Joint liability reform
- What it is: Often two or more physicians treat the same patient. In such a case, if negligence occurs both parties can be at fault—although not to the same degree. For instance, when one anesthesiologist starts a case and another finishes the case—whose fault is it if something goes wrong 5 minutes after handoff? In such an example, it would likely depend on what specifically happened and the individual circumstances. For that reason, fault can be apportioned on a percentage basis by a jury after they examine the facts.

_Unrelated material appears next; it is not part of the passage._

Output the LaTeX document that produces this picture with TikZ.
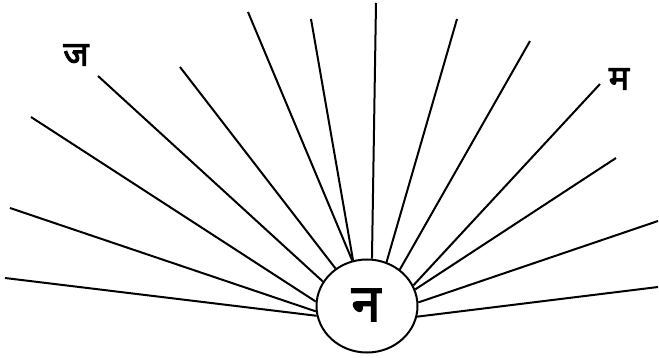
\documentclass[tikz,border=0pt]{standalone}
\usepackage{fontspec}
\newfontfamily\deva[Script=Devanagari, FakeBold=3]{Noto Sans}
\usetikzlibrary{shapes.geometric}
\begin{document}
\begin{tikzpicture}[x=1pt,y=-1pt,
  ray/.style={line width=2pt},
  hub/.style={ellipse, draw, line width=2pt, minimum width=101pt, minimum height=93pt, inner sep=0pt},
  lbl/.style={inner sep=0pt, font=\deva\fontsize{34}{38}\selectfont},
  bigl/.style={inner sep=0pt, font=\deva\fontsize{52}{56}\selectfont}]
\useasboundingbox (0,0) rectangle (659,358);
\node[hub] (c) at (367,306) {};
\node[bigl] (t) at (366,305) {न};
\node[lbl] (j) at (76,55) {ज};
\node[lbl] (m) at (619,79) {म};
\coordinate (o1) at (10,208);
\coordinate (o2) at (5,278);
\coordinate (o3) at (31,117);
\coordinate (o4) at (98,76);
\coordinate (o5) at (180,67);
\coordinate (o6) at (248,12);
\coordinate (o7) at (311,19);
\coordinate (o8) at (376,3);
\coordinate (o9) at (457,19);
\coordinate (o10) at (530,41);
\coordinate (o11) at (600,84);
\coordinate (o12) at (616,158);
\coordinate (o13) at (658,221);
\coordinate (o14) at (658,287);
\draw[ray] (o1) -- (c.186.5);
\draw[ray] (o2) -- (c.191.5);
\draw[ray] (o3) -- (c.175.6);
\draw[ray] (o4) -- (c.151.4);
\draw[ray] (o5) -- (c.130);
\draw[ray] (o6) -- (c.108);
\draw[ray] (o7) -- (c.107);
\draw[ray] (o8) -- (c.84);
\draw[ray] (o9) -- (c.66.5);
\draw[ray] (o10) -- (c.48);
\draw[ray] (o11) -- (c.24.5);
\draw[ray] (o12) -- (c.19.8);
\draw[ray] (o13) -- (c.4.3);
\draw[ray] (o14) -- (c.-12);
\end{tikzpicture}
\end{document}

- Why joint liability reform matters: Despite fault being apportioned by a jury based on the individual responsibility of the providers involved, the actual collection of the damages can occur in a non-equitable fashion. For instance, a physician who is 10% at fault can be made to pay the entire amount of the damages (if the other party is non-collectable). Such a result skews justice in favor of the plaintiff and against the physician.
Collateral Source Reform
- What it is: In essence, the collateral source rule allows double payment. As an example, consider a patient who due to malpractice is unable to work. A reasonable calculation of the patient’s lost income would first calculate his typical wages, and second subtract any amount paid through social security or long-term disability insurance. Otherwise, the plaintiff would be able to double collect through those models. In Virginia, double payment is the rule.
- Why it matters: Lost income should be limited to what is actually lost by the plaintiff. It should not be used to place a patient in a better financial position than if an incident had not occurred. Technically, long and short-term disability insurance are a bit more nuanced than social security, because in practice some of those benefits are paid back to the insurer following a settlement or award in a process called subrogation. Typically, the plaintiff’s attorney still receives his share of the amount subrogated. The results of both types of double payment can be substantial if spread over several years (or decades).
Given the very human nature of medicine, errors can only be reduced—never eliminated. As a result, there will always be tension between the law and medicine. The above reforms are certainly not exhaustive, but they do represent ways to ensure providers practice in a fair environment. Ultimately, anesthesiologists work tirelessly to ensure safety. Ensuring a fair legal environment means they can continue to focus on what matters most—the patients.
Note for the above Map, damages can be separated into non-economic and economic. Therefore, this map is a generalization. Moreover, some damages are indexed to inflation or include annual increases
(Virginia for example reaches $2.5 million this year).
Those states with caps between $500K and $2 million—have been listed as ≤ $2 million.
Joint liability reform has several nuances, which are often state specific.
Note: Although statutes listed are accurate to the authors knowledge, they are intended for educational value and should not be construed as legal advice for any providers facing claims. Each case is unique, and therefore providers should seek advice from counsel when specific issues arise.